Location: Pinto Wharf, Valetta Harbour, Malta.
Completed PE Summary: Queen Victoria
A short summary of the accident and action taken:
|Vessel name:||Queen Victoria|
|Ship Owner:||Carnival UK|
|Port of Registry:||Southampton|
|Length overall:||294 metres|
|Date & Time:||14 May 2008 0923 UTC|
|Location of incident:||Valetta Harbour, Malta|
|Persons on board:||3005|
|Damage/pollution:||Damage to upper hull, and to quay|
On 14 May 2008, the passenger cruise ship Queen Victoria came into contact with Pinto Wharf while berthing in Valetta, Malta. The vessel sustained damage to her stern plating above the waterline; the wharf was also damaged
The berthing operation required the vessel to be turned through 180° before mooring port side to. At the start of the turn, the captain controlled the azipod propulsion units and bow thrusters from the bridge’s centre console, but once the berth was open on the vessel’s port side, he moved to the port wing console accompanied by the embarked harbour pilot and the staff captain.
Once on the port bridge wing, the captain adjusted the main engine controls to arrest the vessel’s movement astern. However, this had no effect because the control of the azipod propulsion units had not been transferred to the port console. The vessel continued to move astern until contact was made with the quay. Shortly afterwards, the bridge team realised that the control of the propulsion units had not been transferred. This was rectified and the vessel was then manoeuvred alongside without further difficulty.

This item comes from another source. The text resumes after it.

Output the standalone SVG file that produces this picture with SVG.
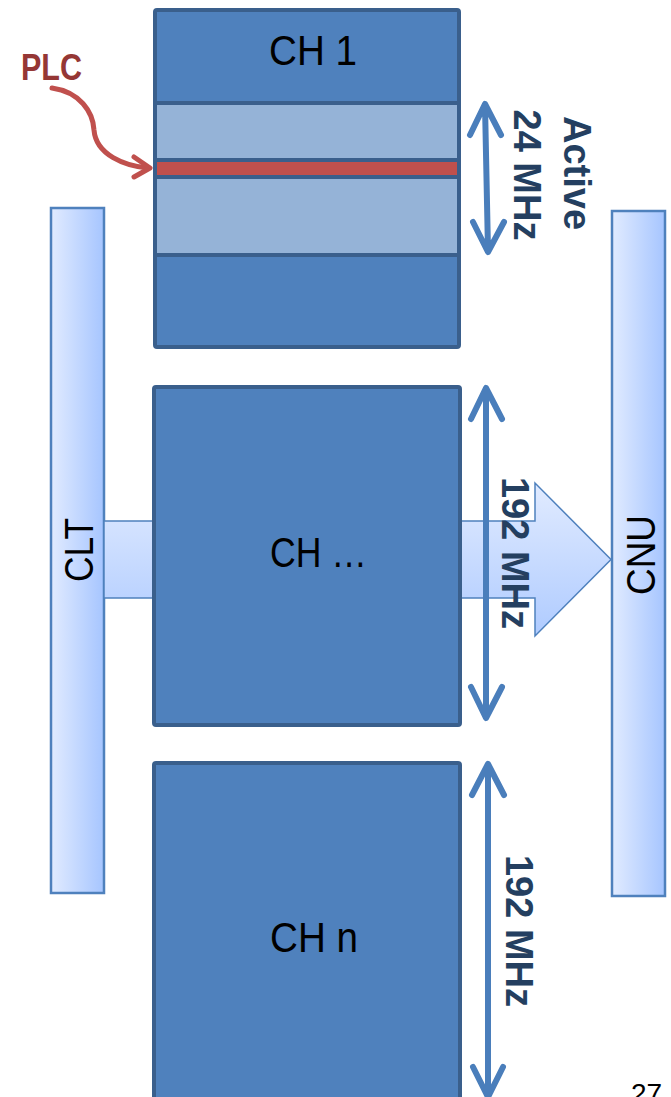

Carnival UK has investigated the accident. Recommendations made in its report covered:
The implementation of the company’s Bridge Team Command and Control procedures and training.
The issue of a fleet cautionary notice identifying the lessons learned from this accident.
The procedures for the transfer and testing of propulsion control.
The feasibility of fitting synchronous or follow-up systems.
The size of the azipod control indicator lamps fitted to the control consoles.
The review of the visual displays fitted on the vessel’s bridge wings.
The insulation of noisy equipment on the port bridge wing.
The inclusion of masters in bridge and console design processes.
The Chief Inspector of Marine Accidents has held a meeting with Carnival UK and has satisfied himself that the current and proposed actions of Carnival UK and Carnival Corporation will help prevent similar accidents from occurring in the future.